Thirdly, Tehran and Riyadh could work together to boost their economic cooperation. Economic benefits would serve to enhance and give momentum to their reconciliation politically. It is true that Western sanctions against Iran might stand in the way of economic cooperation. But for instance, Saudi Arabia and the other GCC countries could each try to invest in just one project in Iran, which should serve to encourage Iran to deepen the reconciliation too. Despite the sanctions, businesspeople would likely find ways to implement such projects.

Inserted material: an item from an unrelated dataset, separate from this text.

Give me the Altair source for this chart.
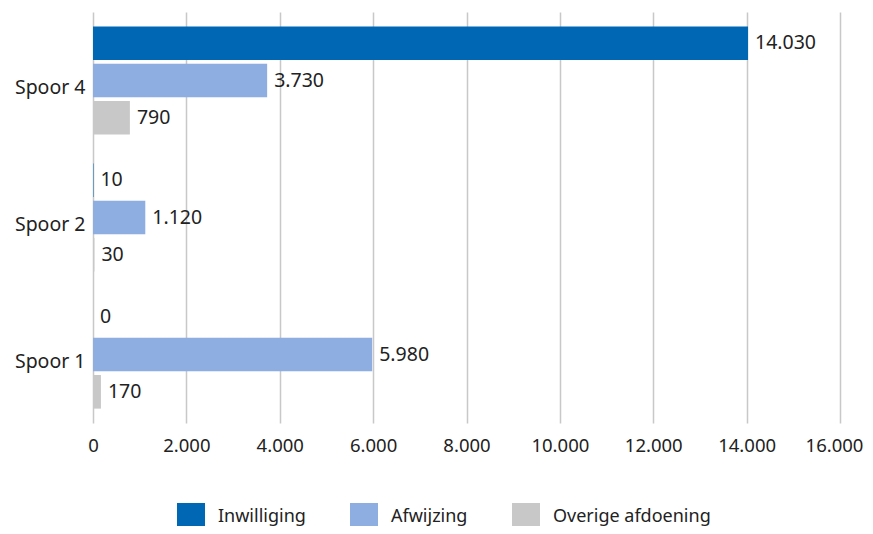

Fourthly, the two sides could conduct more academic exchanges. There have already been a lot of exchanges between scholars from Iran, Saudi Arabia, and other major GCC countries in venues provided by third parties, even when their countries’ relations were antagonistic. But for a solid reconciliation, the two sides could encourage more such exchanges. Academic institutions in both Saudi Arabia and Iran could invite scholars from the other side to be visiting fellows, or simply to attend more academic conferences. The financially better-off institutions in the GCC countries could offer more such programs for Iranian scholars. Direct exchanges of think tank experts would certainly greatly reduce misperceptions among policy-makers on both sides.

All in all, the significance of Saudi-Iran reconciliation should not be underestimated. Differences will remain, but ultimately the two countries are neighbors. For a better future for them and for the stability of the region, both will have to find ways to carry forward their reconciliation. There are plenty of ways in which to do so, providing the two sides are serious and continually communicate so that misperceptions and obstacles can be overcome.


The opinions expressed in this article are those of the author and do not necessarily reflect the views of the Middle East Council on Global Affairs.